Ma nessuno invece si illude che la coalizione prenda posizione contro gli allevamenti super-intensivi che ormai dominano il mercato. «Il nostro obiettivo è migliorare, per quanto possibile, il benessere degli animali», ha ammesso con sincerità Nicky Amos, segretario di Gcaw. «Ma con grande realismo sappiamo che almeno nel medio periodo non si potrà rinunciare a queste megastrutture visto che la produzione, se i consumi continuano a crescere ai livelli attuali, dovrà raddoppiare entro il 2050». Le stalle con oltre mille bovini o più di 100mila polli sono l’8% del totale negli Usa ma garantiscono l’80% della carne che arriva nei piatti americani.


Il pressing per aumentare la produttività ha cambiato radicalmente negli ultimi decenni il settore e la fisiologia degli animali allevati. Spesso a loro spese. La produzione annua di latte delle vacche a stelle e strisce è passata dai 4.122 litri del 1970 ai quasi 11mila attuali, riducendone di molto l’aspettativa di vita. Gli ormoni (proibiti in Europa) hanno “gonfiato” da 240 a 294 kg la carne che si ricava da un capo pronto per il macello. Non solo. Il grande numero di animali ammassati in spazi ridotti ha costretto molti produttori a usare dosi massicce di farmaci per prevenire infezioni: l’80 per cento degli antibiotici venduti negli States finisce oggi nelle megafarm.

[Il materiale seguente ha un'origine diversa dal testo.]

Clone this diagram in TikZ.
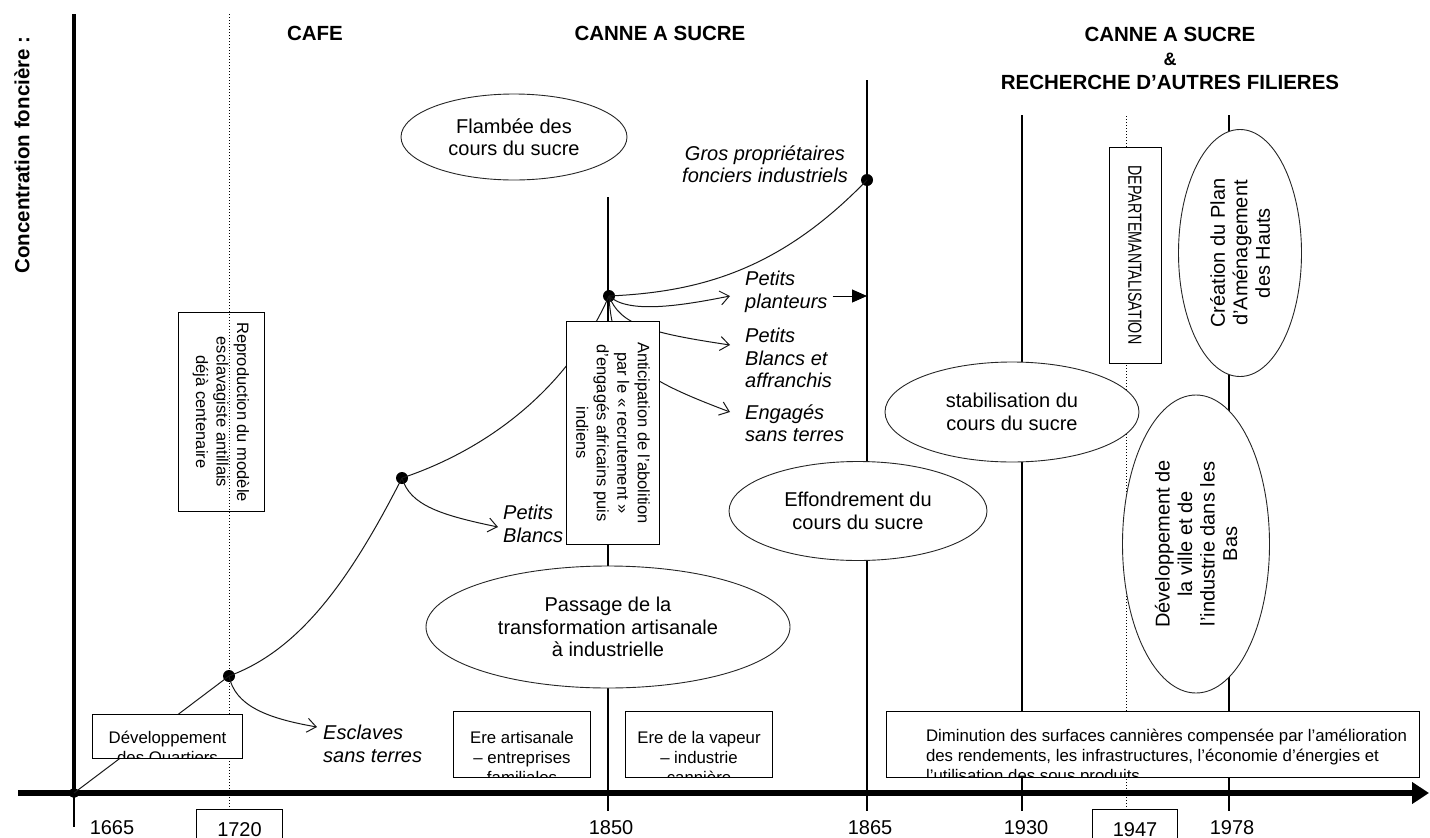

In queste condizioni di stress produttivo e ambientale, la mortalità tra le bestie – nessuno si stupisce – è salita dal 3,8 per cento del 1996 al 10 per cento attuale, come ha calcolato uno studio dell’University of Cornell.

Le associazioni ambientaliste spingono ovviamente per il ritorno a impianti più piccoli e rispettosi dei diritti degli animali. Anche se il fronte verde è stato un po’ spiazzato nelle scorse settimane da uno studio “controcorrente” dell’Università di Cambridge appena pubblicato da Nature sustainability. I ricercatori hanno esaminato i vari metodi di produzione di quattro macro-aree – riso, latte, carne e frumento – e sono arrivati a una conclusione sorprendente: agricoltura e allevamento intensivi (compreso l’uso della chimica) sono il modello “meno peggiore” per rispettare la biodiversità del mondo. Il motivo? Garantiscono produzioni per ettaro o per capo molto più efficienti e consentono così di sfruttare meno terra. Risparmiano l’uso di prati, boschi e acqua in aree che possono rimanere naturali. L’importante – aggiungono a Cambridge con realismo – è evitare che queste zone rimaste “vergini” vengano salvaguardate dall’assalto del mercato e del profitto. Impresa, ovviamente, molto difficile.